En effet, la différenciation entre le masculin et le féminin n’intervient que plus tard et, comme en Genèse 1, après la création des animaux. Suite au constat anthropologique selon lequel l’homme n’est pas fait pour rester seul, Yahvé crée curieusement d’abord les animaux, non pas pour qu’ils servent de nourriture à l’homme mais comme un vis-à-vis potentiel. C’est seulement après que adam a nommé les animaux, signe de sa supériorité sur eux, que Yahvé crée la femme. Pour être plus précis il faudrait cependant parler non pas de la création de la femme, mais d’une sorte de différenciation sexuelle.

Contrairement à une compréhension courante, la femme n’est pas créée de la « côte » de l’homme, le terme hébreu signifie plutôt « le côté, la face » et renvoie ainsi à une sorte de dédoublement.

Car c’est seulement après cet acte que l’auteur utilise les termes ’ish (homme, mâle) et ’ishshâ (femme) pour parler du premier couple humain. Mais la différenciation n’est pas encore complète. Selon le récit, l’homme et la femme vivent dans le jardin dans un état de sexualité indifférenciée ; ils sont nus, mais ne s’en rendent pas compte.

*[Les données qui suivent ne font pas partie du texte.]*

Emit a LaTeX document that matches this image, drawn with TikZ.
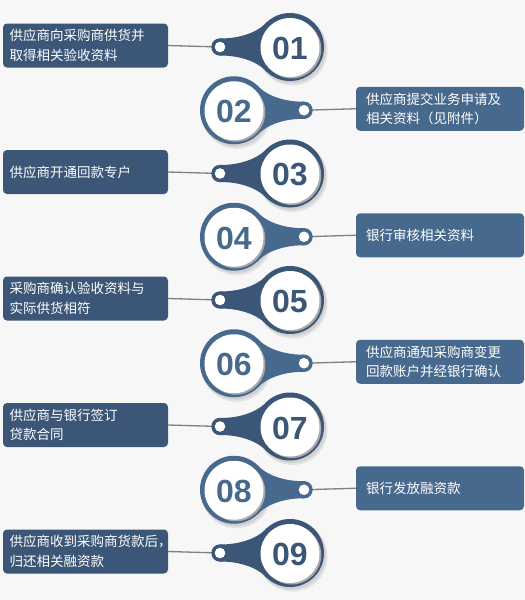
\documentclass[tikz,border=0pt]{standalone}
\usepackage{fontspec}
\setmainfont{Liberation Sans}
\newfontfamily\cjk{Noto Sans CJK SC}
\usetikzlibrary{calc}
\definecolor{bg}{HTML}{F7F7F7}
\definecolor{oddblue}{HTML}{3B5677}
\definecolor{evenblue}{HTML}{46698D}
\definecolor{linegray}{HTML}{7F7F7F}
\definecolor{shadowgray}{HTML}{A8A8A8}
\tikzset{
  stepbox/.style={rounded corners=4pt, minimum width=165pt, minimum height=44pt, inner sep=0pt, draw=none},
  steptext/.style={font=\cjk\fontsize{13.5}{19.5}\selectfont, text=white, align=left, inner sep=0pt, anchor=west},
  numtext/.style={font=\fontsize{32}{32}\selectfont\bfseries, inner sep=0pt},
  conn/.style={draw=linegray, line width=1.3pt},
}
% #1 id, #2 cx, #3 dir, #4 yc, #5 colour, #6 number
\newcommand\mypin[6]{%
  \pgfmathsetmacro\kx{#2+#3*70}
  \fill[black, opacity=0.08] (#2+2.5,#4+3.5) circle (35);
  \fill[black, opacity=0.08] (#2+1.5,#4+2) circle (34.5);
  \fill[#5] (\kx,#4-8.5) .. controls (\kx-#3*27,#4-8.5) and (#2+#3*28,#4-19) .. (#2+#3*23,#4-25)
     -- (#2+#3*23,#4+25) .. controls (#2+#3*28,#4+19) and (\kx-#3*27,#4+8.5) .. (\kx,#4+8.5) -- cycle;
  \fill[#5] (#2,#4) circle (34);
  \fill[#5] (\kx,#4) circle (8.7);
  \fill[white] (\kx,#4) circle (5.3);
  \fill[shadowgray] (#2+1.8,#4+2) circle (29.5);
  \fill[white] (#2,#4+0.5) circle (29.5);
  \node[numtext, text=#5] (num#1) at (#2,#4+1.5) {#6};
}
\newcommand\oddrow[3]{%
  \pgfmathsetmacro\yc{47+63.25*(#1-1)}
  \coordinate (knob#1) at (220,\yc);
  \node[stepbox, fill=oddblue] (box#1) at (85.5,\yc-1.5) {};
  \node[steptext] (txt#1) at (9.5,\yc-1.5) {#3};
  \draw[conn] (box#1.east) -- (knob#1);
  \mypin{#1}{290}{-1}{\yc}{oddblue}{#2}
}
\newcommand\evenrow[3]{%
  \pgfmathsetmacro\yc{47+63.25*(#1-1)}
  \coordinate (knob#1) at (304,\yc);
  \node[stepbox, minimum width=168pt, fill=evenblue] (box#1) at (440,\yc-1.5) {};
  \node[steptext] (txt#1) at (366,\yc-1.5) {#3};
  \draw[conn] (box#1.west) -- (knob#1);
  \mypin{#1}{234}{1}{\yc}{evenblue}{#2}
}
\begin{document}
\begin{tikzpicture}[x=1pt,y=-1pt]
\fill[bg] (0,0) rectangle (525,600);
\useasboundingbox (0,0) rectangle (525,600);
\oddrow{1}{01}{供应商向采购商供货并\\取得相关验收资料}
\evenrow{2}{02}{供应商提交业务申请及\\相关资料（见附件）}
\oddrow{3}{03}{供应商开通回款专户}
\evenrow{4}{04}{银行审核相关资料}
\oddrow{5}{05}{采购商确认验收资料与\\实际供货相符}
\evenrow{6}{06}{供应商通知采购商变更\\回款账户并经银行确认}
\oddrow{7}{07}{供应商与银行签订\\贷款合同}
\evenrow{8}{08}{银行发放融资款}
\oddrow{9}{09}{供应商收到采购商货款后，\\归还相关融资款}
\end{tikzpicture}
\end{document}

C’est seulement suite à la transgression de l’interdit touchant les fruits de l’arbre au milieu du jardin, provoquée par le serpent, que la différenciation entre l’homme et la femme est définitivement acquise. Le serpent avait promis à la femme que le premier couple humain deviendrait comme des dieux, par la connaissance du bien et du mal. Or, la connaissance que l’homme et la femme acquièrent après avoir mangé le fruit concerne leur nudité et donc leur différence sexuelle. L’homme et surtout la femme sont devenus comme des dieux par leur pouvoir de procréer, de donner la vie.

L’expulsion du jardin est certes présentée comme une punition, mais c’est en même temps une nécessité. Les sanctions divines, l’enfantement dans la douleur, l’hostilité entre les animaux et les humains, le travail pénible, ainsi que la mort, décrivent en effet la condition humaine telle que la vivaient les premiers destinataires du récit. En même temps, la sortie du jardin est la condition sine qua non pour que la complémentarité entre l’homme et la femme puisse se réaliser dans la mise en place de l’histoire de l’humanité via la succession des générations. C’est seulement après la sortie du jardin que l’homme appelle la femme Ḥawwâ, Ève, la vivante ou celle qui peut donner la vie. Ainsi donc, le deuxième récit de la création de l’homme et de la femme n’est pas, comme le veut une certaine tradition chrétienne, une étiologie du « péché originel », mais davantage une réflexion sur la condition et l’autonomie humaines.

Lors de la compilation de la Torah, du Pentateuque, qui est intervenu entre 350 et 300 avant l’ère chrétienne, les rédacteurs ont combiné les deux récits sur la création de l’homme et de la femme. Ils ne souhaitaient pas choisir un récit au détriment de l’autre, les considérant sans doute comme complémentaires. En plaçant le récit sacerdotal en premier les rédacteurs du Pentateuque ont voulu insister d’emblée sur le fait que l’idée d’image de Dieu s’applique aussi bien aux hommes qu’aux femmes (n’en déplaise à Thomas d’Aquin !). Ainsi les deux récits qui ouvrent la Bible hébraïque, réfléchissent à la nécessité mais aussi à la difficulté de cette altérité entre le masculin et le féminin.